## BEGIN

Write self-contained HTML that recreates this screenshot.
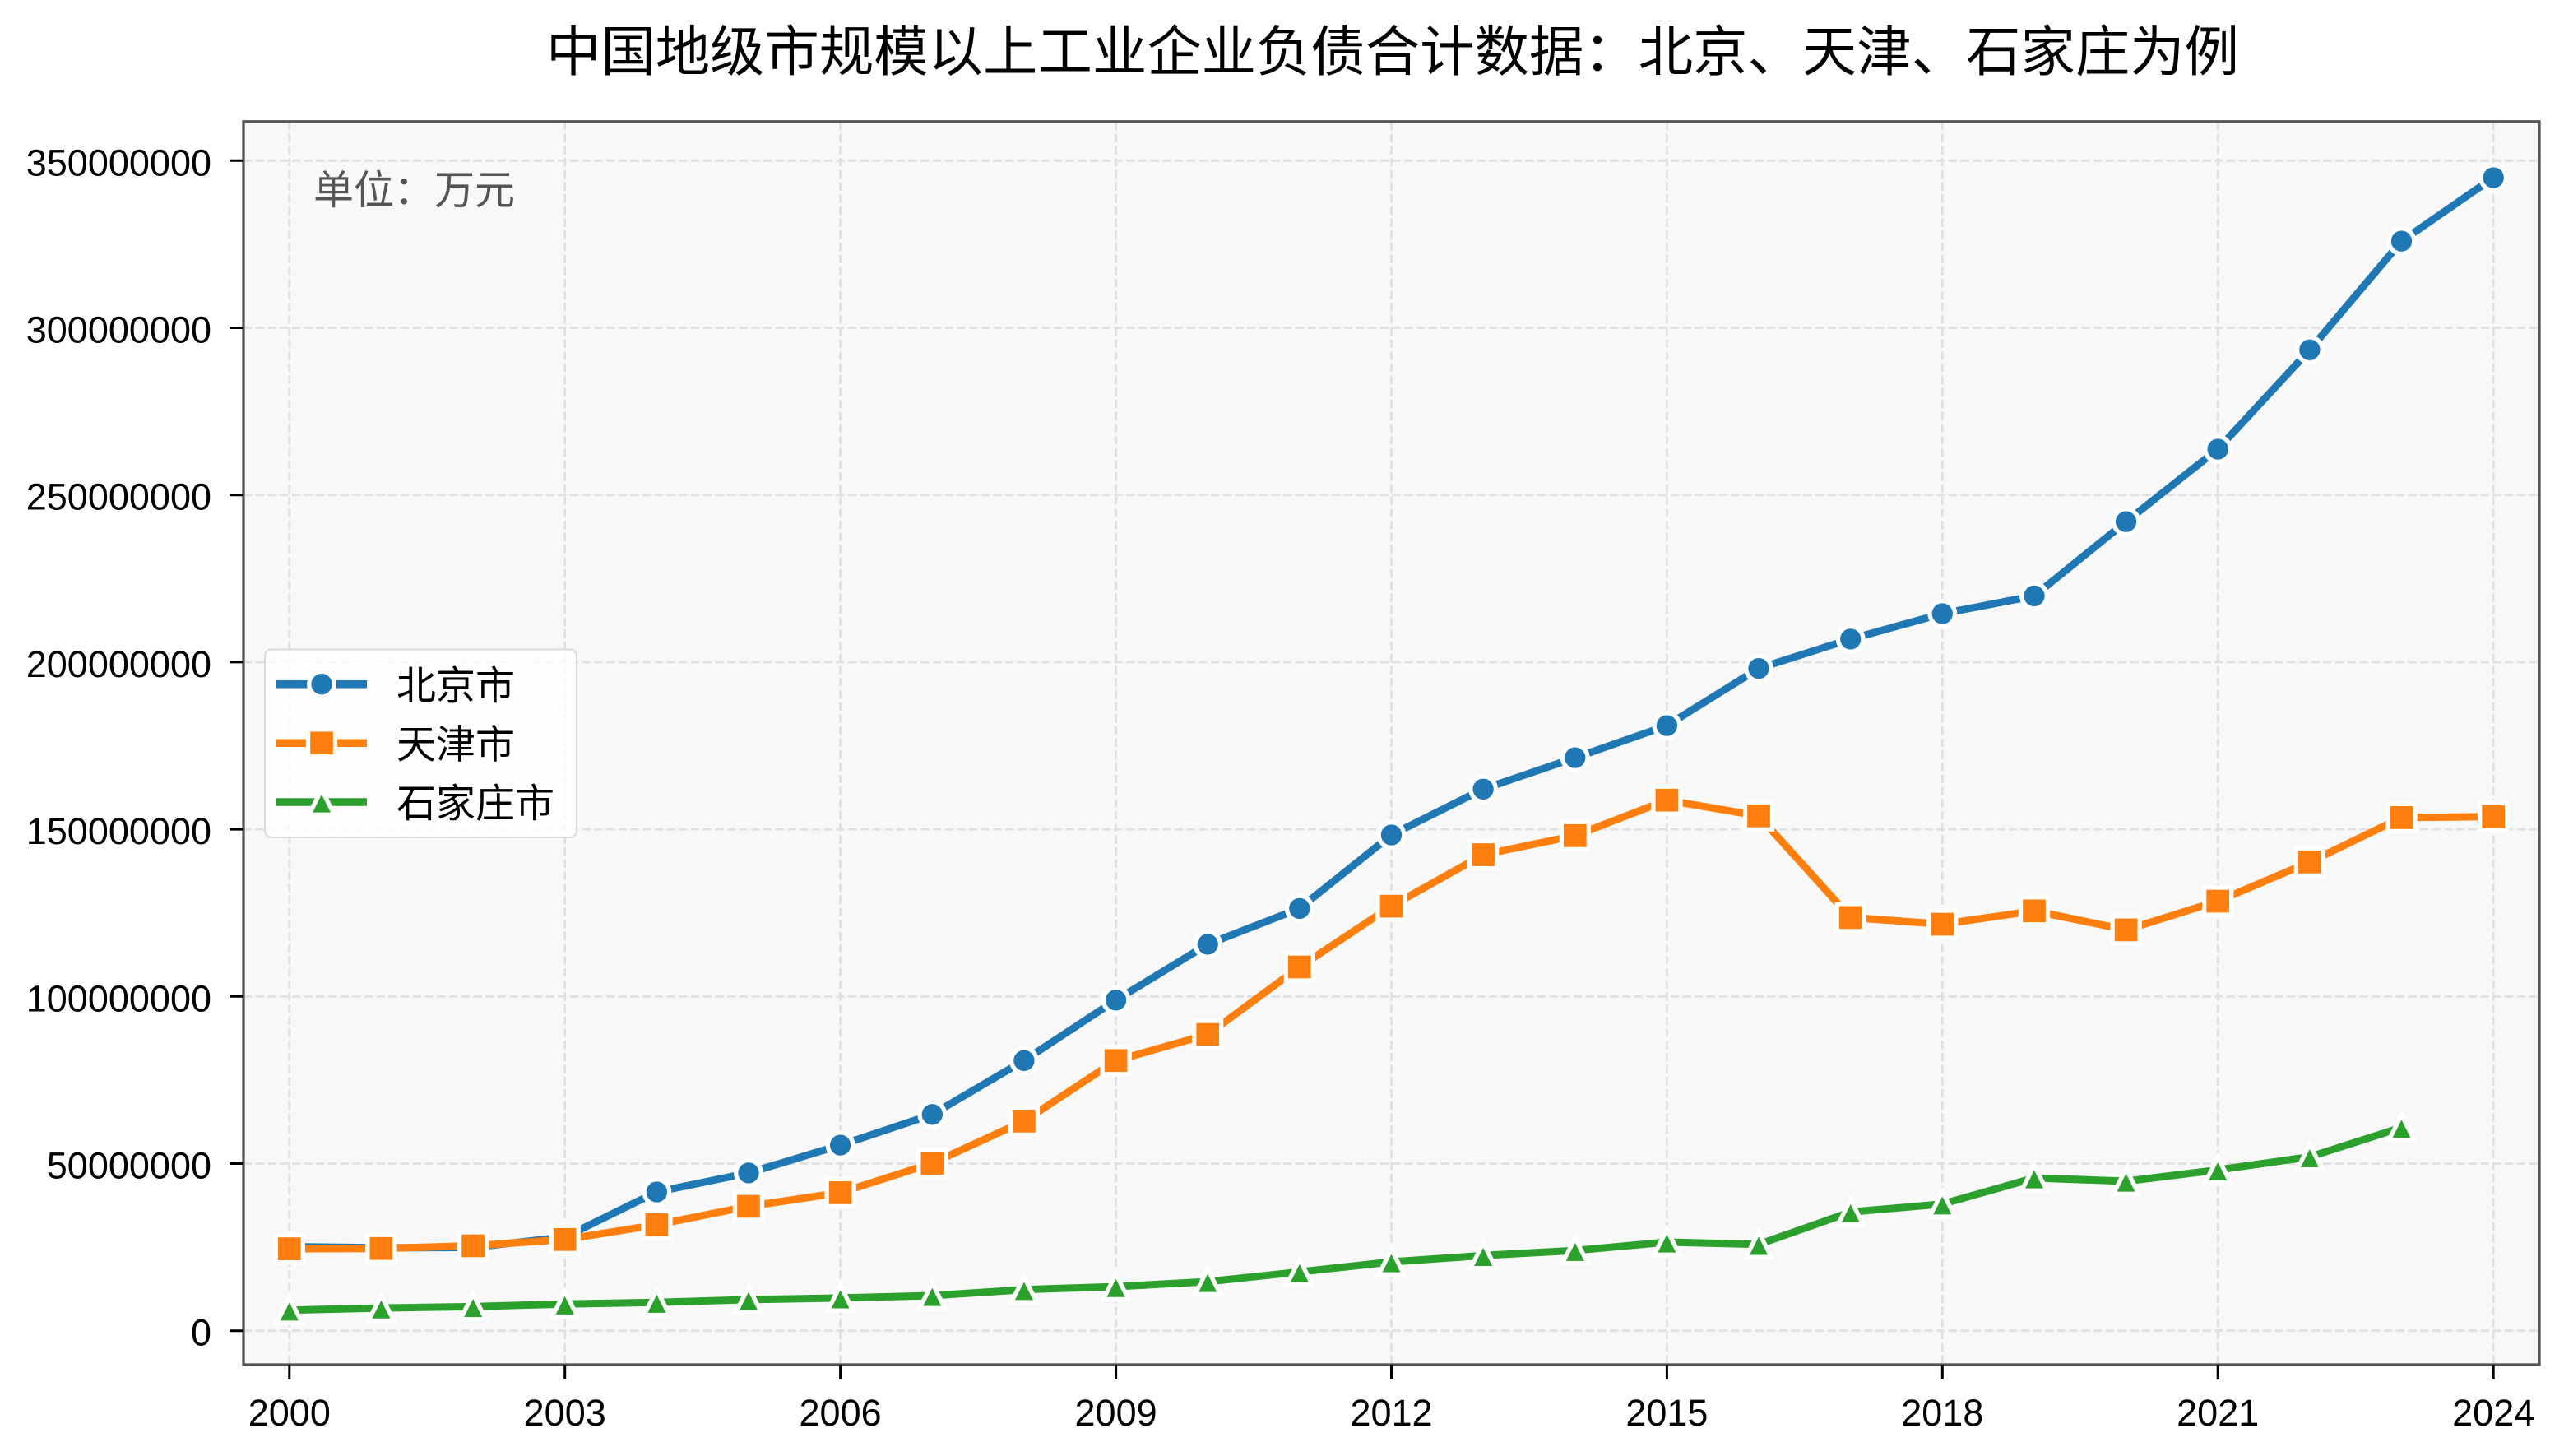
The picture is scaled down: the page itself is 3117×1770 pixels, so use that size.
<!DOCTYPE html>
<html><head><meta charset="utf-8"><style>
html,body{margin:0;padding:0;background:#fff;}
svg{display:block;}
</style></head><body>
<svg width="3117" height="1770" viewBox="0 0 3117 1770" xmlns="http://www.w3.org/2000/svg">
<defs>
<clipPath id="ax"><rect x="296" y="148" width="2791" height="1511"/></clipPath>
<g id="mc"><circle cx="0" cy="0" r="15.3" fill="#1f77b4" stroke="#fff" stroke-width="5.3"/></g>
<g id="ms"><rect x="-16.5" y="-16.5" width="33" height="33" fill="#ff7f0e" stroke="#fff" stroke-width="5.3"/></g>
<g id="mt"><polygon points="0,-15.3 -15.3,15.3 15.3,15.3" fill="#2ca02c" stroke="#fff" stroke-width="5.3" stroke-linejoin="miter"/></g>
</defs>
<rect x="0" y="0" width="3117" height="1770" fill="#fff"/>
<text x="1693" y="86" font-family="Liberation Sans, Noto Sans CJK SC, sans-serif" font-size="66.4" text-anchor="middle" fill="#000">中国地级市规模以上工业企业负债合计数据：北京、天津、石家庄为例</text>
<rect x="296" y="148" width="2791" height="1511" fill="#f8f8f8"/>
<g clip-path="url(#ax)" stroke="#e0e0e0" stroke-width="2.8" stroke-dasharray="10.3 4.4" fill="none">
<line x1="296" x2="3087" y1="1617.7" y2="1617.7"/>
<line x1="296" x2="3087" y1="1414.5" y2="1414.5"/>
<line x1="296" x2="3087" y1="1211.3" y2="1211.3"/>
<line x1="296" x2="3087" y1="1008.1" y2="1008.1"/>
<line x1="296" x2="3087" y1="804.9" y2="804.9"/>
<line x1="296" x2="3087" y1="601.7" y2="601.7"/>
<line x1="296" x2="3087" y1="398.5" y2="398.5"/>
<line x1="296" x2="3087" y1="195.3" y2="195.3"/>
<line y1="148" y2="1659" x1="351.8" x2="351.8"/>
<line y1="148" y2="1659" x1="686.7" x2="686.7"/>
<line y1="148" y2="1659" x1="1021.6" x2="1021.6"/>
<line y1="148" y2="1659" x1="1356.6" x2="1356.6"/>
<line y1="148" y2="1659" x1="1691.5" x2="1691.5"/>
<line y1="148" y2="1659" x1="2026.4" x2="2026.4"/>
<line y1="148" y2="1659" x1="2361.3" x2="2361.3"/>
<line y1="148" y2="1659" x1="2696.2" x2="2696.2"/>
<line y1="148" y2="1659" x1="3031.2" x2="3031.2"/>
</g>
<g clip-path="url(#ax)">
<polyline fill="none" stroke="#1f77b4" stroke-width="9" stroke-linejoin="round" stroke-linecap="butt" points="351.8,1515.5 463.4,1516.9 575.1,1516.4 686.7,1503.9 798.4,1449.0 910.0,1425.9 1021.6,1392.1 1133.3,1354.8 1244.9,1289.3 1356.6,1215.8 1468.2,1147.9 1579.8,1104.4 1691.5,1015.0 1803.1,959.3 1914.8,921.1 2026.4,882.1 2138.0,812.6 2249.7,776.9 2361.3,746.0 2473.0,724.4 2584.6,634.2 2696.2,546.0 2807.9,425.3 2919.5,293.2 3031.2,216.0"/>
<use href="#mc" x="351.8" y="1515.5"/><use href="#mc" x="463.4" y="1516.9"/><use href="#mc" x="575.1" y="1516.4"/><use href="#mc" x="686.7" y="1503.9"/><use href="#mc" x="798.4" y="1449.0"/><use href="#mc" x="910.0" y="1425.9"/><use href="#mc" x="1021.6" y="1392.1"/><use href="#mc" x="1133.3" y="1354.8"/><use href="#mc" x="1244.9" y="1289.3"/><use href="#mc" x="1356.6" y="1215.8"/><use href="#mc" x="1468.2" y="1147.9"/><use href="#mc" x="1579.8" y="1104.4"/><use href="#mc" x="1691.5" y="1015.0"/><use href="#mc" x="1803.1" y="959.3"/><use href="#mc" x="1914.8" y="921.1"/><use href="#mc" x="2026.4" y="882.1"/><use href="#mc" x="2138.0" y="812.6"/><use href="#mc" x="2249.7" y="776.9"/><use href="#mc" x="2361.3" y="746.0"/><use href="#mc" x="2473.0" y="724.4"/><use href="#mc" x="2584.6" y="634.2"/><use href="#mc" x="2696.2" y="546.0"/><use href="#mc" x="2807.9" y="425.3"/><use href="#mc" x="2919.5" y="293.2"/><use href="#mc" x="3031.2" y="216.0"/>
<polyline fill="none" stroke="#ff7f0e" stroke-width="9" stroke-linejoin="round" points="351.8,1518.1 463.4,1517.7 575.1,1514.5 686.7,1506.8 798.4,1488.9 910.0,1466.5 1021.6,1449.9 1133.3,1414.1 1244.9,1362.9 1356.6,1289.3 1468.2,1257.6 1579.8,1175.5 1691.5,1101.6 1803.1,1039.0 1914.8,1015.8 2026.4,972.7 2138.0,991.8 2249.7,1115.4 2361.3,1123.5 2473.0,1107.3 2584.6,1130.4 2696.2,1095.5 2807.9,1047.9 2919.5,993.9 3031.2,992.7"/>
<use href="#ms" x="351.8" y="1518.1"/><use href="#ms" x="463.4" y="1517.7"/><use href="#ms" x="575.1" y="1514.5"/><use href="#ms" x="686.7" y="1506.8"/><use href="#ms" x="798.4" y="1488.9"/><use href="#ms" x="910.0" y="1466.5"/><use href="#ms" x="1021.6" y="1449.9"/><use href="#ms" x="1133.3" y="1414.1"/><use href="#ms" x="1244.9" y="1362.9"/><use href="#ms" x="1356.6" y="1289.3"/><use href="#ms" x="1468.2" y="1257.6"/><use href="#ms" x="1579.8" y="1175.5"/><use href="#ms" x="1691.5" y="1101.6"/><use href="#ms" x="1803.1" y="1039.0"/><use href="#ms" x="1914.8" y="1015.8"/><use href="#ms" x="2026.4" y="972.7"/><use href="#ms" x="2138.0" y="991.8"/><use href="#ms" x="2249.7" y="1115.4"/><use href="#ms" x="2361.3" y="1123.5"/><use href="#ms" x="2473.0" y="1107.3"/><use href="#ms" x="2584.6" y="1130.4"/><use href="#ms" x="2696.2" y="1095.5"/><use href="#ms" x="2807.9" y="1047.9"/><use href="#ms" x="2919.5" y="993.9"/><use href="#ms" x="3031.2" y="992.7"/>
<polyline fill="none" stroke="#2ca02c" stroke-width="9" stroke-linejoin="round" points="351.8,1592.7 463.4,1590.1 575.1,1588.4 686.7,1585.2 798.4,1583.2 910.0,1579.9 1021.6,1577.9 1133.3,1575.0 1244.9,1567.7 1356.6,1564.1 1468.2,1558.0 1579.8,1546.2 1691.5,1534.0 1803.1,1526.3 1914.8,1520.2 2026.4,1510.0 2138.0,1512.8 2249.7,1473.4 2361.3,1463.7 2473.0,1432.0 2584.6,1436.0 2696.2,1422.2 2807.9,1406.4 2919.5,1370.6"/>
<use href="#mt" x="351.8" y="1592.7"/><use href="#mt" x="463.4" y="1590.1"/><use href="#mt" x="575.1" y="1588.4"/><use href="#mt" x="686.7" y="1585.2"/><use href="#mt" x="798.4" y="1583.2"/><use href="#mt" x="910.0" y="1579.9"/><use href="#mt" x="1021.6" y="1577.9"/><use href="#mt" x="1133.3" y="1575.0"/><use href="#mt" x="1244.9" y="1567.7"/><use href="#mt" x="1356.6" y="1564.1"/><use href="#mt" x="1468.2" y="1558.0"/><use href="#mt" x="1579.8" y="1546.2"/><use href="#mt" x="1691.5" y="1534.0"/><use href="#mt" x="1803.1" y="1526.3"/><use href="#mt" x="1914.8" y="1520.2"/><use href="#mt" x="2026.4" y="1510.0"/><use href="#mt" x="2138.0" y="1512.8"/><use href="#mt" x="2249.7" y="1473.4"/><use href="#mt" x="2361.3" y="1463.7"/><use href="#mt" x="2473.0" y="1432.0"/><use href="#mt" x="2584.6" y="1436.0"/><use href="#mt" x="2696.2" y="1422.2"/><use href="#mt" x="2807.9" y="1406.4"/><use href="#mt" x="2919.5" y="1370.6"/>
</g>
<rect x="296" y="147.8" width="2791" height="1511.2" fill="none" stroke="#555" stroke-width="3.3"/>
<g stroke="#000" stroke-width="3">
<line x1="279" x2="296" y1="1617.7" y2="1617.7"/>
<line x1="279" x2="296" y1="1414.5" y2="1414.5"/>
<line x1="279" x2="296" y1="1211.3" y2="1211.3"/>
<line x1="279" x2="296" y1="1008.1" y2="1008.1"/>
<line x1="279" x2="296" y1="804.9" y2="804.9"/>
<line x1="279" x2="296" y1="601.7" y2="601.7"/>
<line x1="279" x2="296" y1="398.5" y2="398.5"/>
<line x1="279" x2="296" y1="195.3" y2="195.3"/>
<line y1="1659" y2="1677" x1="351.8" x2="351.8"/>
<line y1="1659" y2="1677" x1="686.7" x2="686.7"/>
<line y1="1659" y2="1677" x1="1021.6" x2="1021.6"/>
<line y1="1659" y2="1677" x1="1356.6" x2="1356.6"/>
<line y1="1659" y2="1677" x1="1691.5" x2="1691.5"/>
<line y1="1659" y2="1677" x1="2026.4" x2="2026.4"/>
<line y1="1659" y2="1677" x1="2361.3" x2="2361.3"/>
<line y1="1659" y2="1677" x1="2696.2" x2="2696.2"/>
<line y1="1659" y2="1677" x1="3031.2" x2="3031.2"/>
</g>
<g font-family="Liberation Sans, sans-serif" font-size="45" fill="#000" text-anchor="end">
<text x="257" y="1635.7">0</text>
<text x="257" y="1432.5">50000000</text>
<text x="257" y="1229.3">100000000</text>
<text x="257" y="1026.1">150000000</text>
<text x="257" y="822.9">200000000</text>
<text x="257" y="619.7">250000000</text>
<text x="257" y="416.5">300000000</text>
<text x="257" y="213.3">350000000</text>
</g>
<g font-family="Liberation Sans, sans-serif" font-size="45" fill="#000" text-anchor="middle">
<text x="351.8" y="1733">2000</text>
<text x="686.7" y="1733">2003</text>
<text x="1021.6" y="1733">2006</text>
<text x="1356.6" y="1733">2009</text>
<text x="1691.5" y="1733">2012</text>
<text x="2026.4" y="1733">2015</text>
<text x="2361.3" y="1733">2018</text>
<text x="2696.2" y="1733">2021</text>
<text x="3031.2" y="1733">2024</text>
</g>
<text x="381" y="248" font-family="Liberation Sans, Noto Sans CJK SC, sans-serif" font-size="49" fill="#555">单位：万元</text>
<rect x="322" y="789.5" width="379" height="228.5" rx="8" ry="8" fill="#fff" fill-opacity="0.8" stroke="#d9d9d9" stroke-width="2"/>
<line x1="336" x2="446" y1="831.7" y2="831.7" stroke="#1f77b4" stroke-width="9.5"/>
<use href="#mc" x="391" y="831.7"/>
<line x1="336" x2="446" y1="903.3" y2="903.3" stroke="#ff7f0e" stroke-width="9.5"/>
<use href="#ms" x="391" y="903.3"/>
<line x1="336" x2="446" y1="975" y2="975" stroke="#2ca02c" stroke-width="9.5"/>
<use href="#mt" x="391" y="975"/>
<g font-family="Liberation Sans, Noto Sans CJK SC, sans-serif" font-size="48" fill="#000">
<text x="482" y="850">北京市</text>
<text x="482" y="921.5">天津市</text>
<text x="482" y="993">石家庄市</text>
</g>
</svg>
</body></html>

## END

AIM -
Return all lines containing "size".

EXPECTED ANSWER -
The picture is scaled down: the page itself is 3117×1770 pixels, so use that size.
<text x="1693" y="86" font-family="Liberation Sans, Noto Sans CJK SC, sans-serif" font-size="66.4" text-anchor="middle" fill="#000">中国地级市规模以上工业企业负债合计数据：北京、天津、石家庄为例</text>
<g font-family="Liberation Sans, sans-serif" font-size="45" fill="#000" text-anchor="end">
<g font-family="Liberation Sans, sans-serif" font-size="45" fill="#000" text-anchor="middle">
<text x="381" y="248" font-family="Liberation Sans, Noto Sans CJK SC, sans-serif" font-size="49" fill="#555">单位：万元</text>
<g font-family="Liberation Sans, Noto Sans CJK SC, sans-serif" font-size="48" fill="#000">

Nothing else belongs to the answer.